Hilary Mantel’s Bring Up The Bodies

Bring Up The BodiesWe are now two books into Hilary Mantel’s trilogy on the life of Thomas Cromwell, with a third scheduled to arrive next year, and if neither the widespread acclaim (including two Booker prizes) nor the robust sales have led you to read them thus far, it’s doubtful what I have to say will sway you.

Bring Up The Bodies begins where 2009’s Wolf Hall left off: Anne Boleyn has supplanted Katherine of Aragon; England is in disfavor with the Pope, whose Catholic Church prohibits divorce; renowned scholar and politician Thomas More has been beheaded, and Thomas Cromwell has risen from the ashes of the disgraced Cardinal Wolsey to become the second most powerful man in England, thanks entirely to his finesse in orchestrating all of the above. But when Henry proves fickle and Anne cannot deliver a male heir, his romantic interest shifts, placing Cromwell in the uncomfortable position of having to work against his own interests: he is duty bound to serve the king, but in replacing Anne Boleyn he would make himself vulnerable to his enemies, many of whom are agitating for Henry to return to the Pope’s good graces. Should that happen, Cromwell would surely be burned as a heretic or hung as a traitor.

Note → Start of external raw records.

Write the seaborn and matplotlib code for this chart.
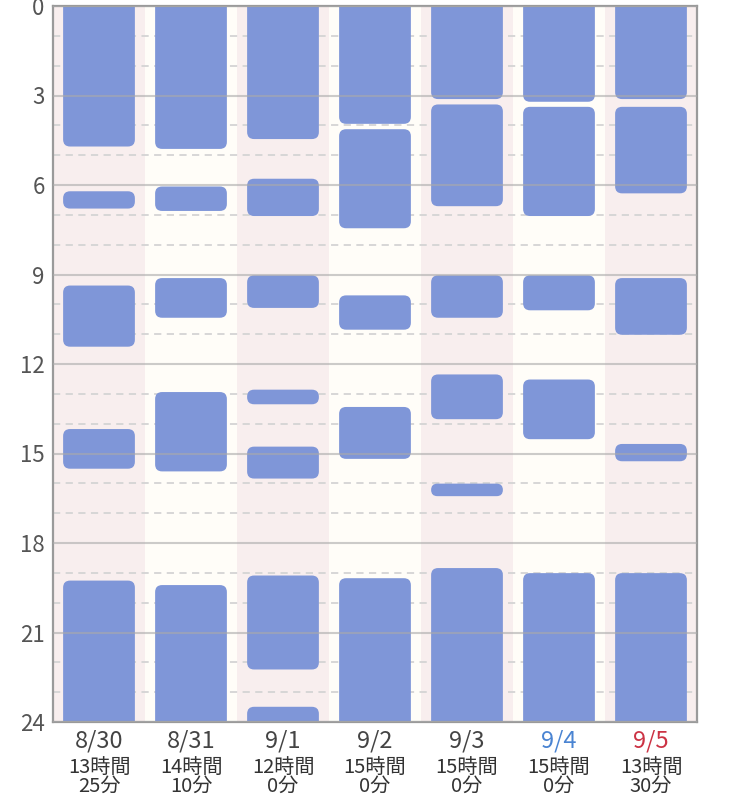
import pandas as pd
import seaborn as sns
import matplotlib.pyplot as plt
from matplotlib.patches import FancyBboxPatch

days = ["8/30", "8/31", "9/1", "9/2", "9/3", "9/4", "9/5"]
day_colors = ["#444444", "#444444", "#444444", "#444444", "#444444", "#4a84d2", "#cc3344"]
total_hours = [13, 14, 12, 15, 15, 15, 13]
total_minutes = [25, 10, 0, 0, 0, 0, 30]

# sleep periods, hours after midnight (start, end)
sleep_0830 = [(0, 4.71), (6.21, 6.79), (9.37, 11.42), (14.18, 15.51), (19.26, 24)]
sleep_0831 = [(0, 4.79), (6.05, 6.87), (9.12, 10.45), (12.94, 15.6), (19.41, 24)]
sleep_0901 = [(0, 4.46), (5.79, 7.04), (9.03, 10.12), (12.86, 13.35), (14.77, 15.84),
              (19.09, 22.24), (23.49, 24)]
sleep_0902 = [(0, 3.95), (4.13, 7.45), (9.7, 10.85), (13.44, 15.18), (19.18, 24)]
sleep_0903 = [(0, 3.12), (3.3, 6.71), (9.03, 10.45), (12.35, 13.85), (16.01, 16.43), (18.84, 24)]
sleep_0904 = [(0, 3.21), (3.38, 7.04), (9.03, 10.2), (12.52, 14.52), (19.01, 24)]
sleep_0905 = [(0, 3.12), (3.38, 6.28), (9.12, 11.02), (14.68, 15.26), (19.01, 24)]
sleep_periods = [sleep_0830, sleep_0831, sleep_0901, sleep_0902, sleep_0903, sleep_0904, sleep_0905]

bar_color = "#7f96d8"
bg_colors = ["#f8eeee", "#fffdf8"]


def main():
    sns.set_style("white")
    plt.rcParams["font.family"] = ["Noto Sans CJK JP", "DejaVu Sans"]

    rows = []
    for day, periods in zip(days, sleep_periods):
        for start, end in periods:
            rows.append({"day": day, "start": start, "length": end - start})
    df = pd.DataFrame(rows)

    fig = plt.figure(figsize=(7.5, 8.01), dpi=100)
    ax = fig.add_axes([53 / 750, 79 / 801, 644 / 750, 716 / 801])

    # one bar per sleep period, stacked from its start time
    for _, row in df.iterrows():
        sns.barplot(x=[row["day"]], y=[row["length"]], bottom=row["start"], order=days,
                    color=bar_color, saturation=1, width=0.78, errorbar=None,
                    linewidth=0, ax=ax)
    bars = list(ax.patches)

    ax.set_xlim(-0.5, len(days) - 0.5)
    ax.set_ylim(24, 0)

    # swap the plain rectangles for rounded ones
    p0, p1 = ax.transData.transform([(0, 0), (1, 1)])
    px_x = abs(p1[0] - p0[0])
    px_y = abs(p1[1] - p0[1])
    for bar in bars:
        x0, y0 = bar.get_x(), bar.get_y()
        w, h = bar.get_width(), bar.get_height()
        r_px = min(7, h * px_y / 2)
        if y0 <= 0:
            y0 -= 1
            h += 1
        if y0 + h >= 24:
            h += 1
        rounded = FancyBboxPatch((x0, y0), w, h,
                                 boxstyle=f"round,pad=0,rounding_size={r_px / px_x}",
                                 mutation_aspect=px_x / px_y, facecolor=bar_color,
                                 edgecolor="none", zorder=2, clip_on=True)
        bar.remove()
        ax.add_patch(rounded)

    for i in range(len(days)):
        ax.axvspan(i - 0.5, i + 0.5, color=bg_colors[i % 2], zorder=0, lw=0)

    for h in range(25):
        if h % 3 == 0:
            ax.axhline(h, color="#aaaaaa", lw=1.5, alpha=0.6, zorder=3)
        else:
            ax.axhline(h, color="#d4d4d4", lw=1.3, dashes=(4, 3), zorder=1)

    for side in ["left", "right", "top", "bottom"]:
        ax.spines[side].set_visible(True)
        ax.spines[side].set_color("#9a9a9a")
        ax.spines[side].set_linewidth(1.6)

    ax.set_yticks(range(0, 25, 3))
    ax.tick_params(axis="y", length=0, pad=6, labelsize=16, labelcolor="#555555")
    ax.set_xticks([])
    ax.set(xlabel=None, ylabel=None)

    trans = ax.get_xaxis_transform()
    for i, day in enumerate(days):
        ax.text(i, -0.026, day, transform=trans, ha="center", va="center",
                fontsize=17, color=day_colors[i])
        ax.text(i, -0.0765, f"{total_hours[i]}時間\n{total_minutes[i]}分", transform=trans,
                ha="center", va="center", fontsize=14.5, linespacing=0.9,
                color="#333333")

    plt.savefig("out.png", dpi=100)


if __name__ == "__main__":
    main()
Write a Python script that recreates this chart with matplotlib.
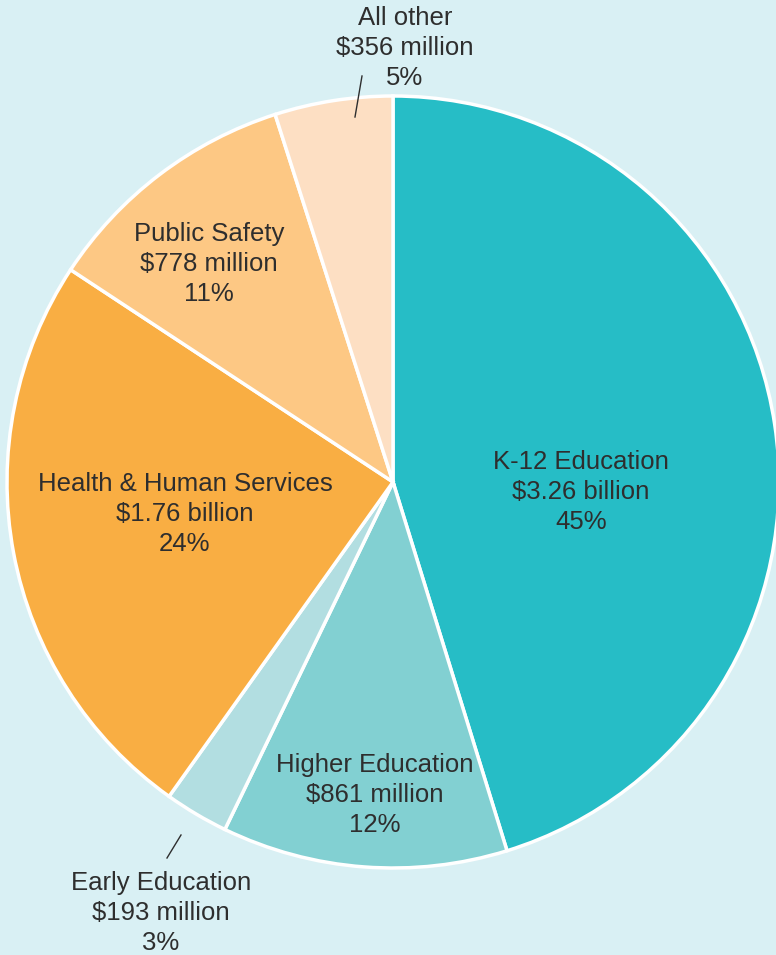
import matplotlib.pyplot as plt

plt.rcParams['font.family'] = ['Liberation Sans', 'DejaVu Sans']

labels = ['K-12 Education', 'Higher Education', 'Early Education',
          'Health & Human Services', 'Public Safety', 'All other']
amounts = [3260, 861, 193, 1760, 778, 356]  # millions
amount_text = ['$3.26 billion', '$861 million', '$193 million',
               '$1.76 billion', '$778 million', '$356 million']
pct_text = ['45%', '12%', '3%', '24%', '11%', '5%']
colors = ['#26BDC6', '#82D0D2', '#B2DEE1', '#F9AE43', '#FDC884', '#FDDFC3']

bg = '#D9F0F4'
W, H = 776, 955
fig = plt.figure(figsize=(W / 100, H / 100), dpi=100, facecolor=bg)
ax = fig.add_axes([0, 0, 1, 1])
ax.set_facecolor(bg)

# work in pixel coords measured from the top, flipped for the axes
def fy(y):
    return H - y

cx, cy, r = 393, 482, 386
ax.pie(amounts, colors=colors, startangle=90, counterclock=False,
       center=(cx, fy(cy)), radius=r, frame=True,
       wedgeprops=dict(edgecolor='white', linewidth=2.5))
ax.set_xlim(0, W)
ax.set_ylim(0, H)
ax.set_aspect('equal')
ax.axis('off')

# label positions (first line centre, pixels from top)
label_pos = [(581, 462), (375, 765), (161, 883), (185, 484), (209, 234), (405, 18)]
for lab, amt, pct, (x, y) in zip(labels, amount_text, pct_text, label_pos):
    ax.text(x, fy(y + 30), f'{lab}\n{amt}\n{pct}', ha='center', va='center',
            fontsize=18.5, color='#2e2e2e', linespacing=1.3)

# leader lines
ax.plot([362, 355], [fy(76), fy(117)], color='#2e2e2e', lw=1)
ax.plot([181, 167], [fy(835), fy(858)], color='#2e2e2e', lw=1)

fig.savefig('out.png', dpi=100, facecolor=bg)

It is to Mantel’s infinite credit that she manages to take a well-known history and imbue it with suspense. She plays the part of historian, storyteller and psychoanalyst, irrevocably altering our perception of Thomas Cromwell and giving us a glimpse of 16th century English life and politics in the process. It defies comprehension, for example, that the affairs of an entire nation could be held hostage to the romantic feuding of the royal family, or that the fecundity of the queen should be a matter of national security, but such were the times, and to have them described by Mantel is to participate fully in their logic.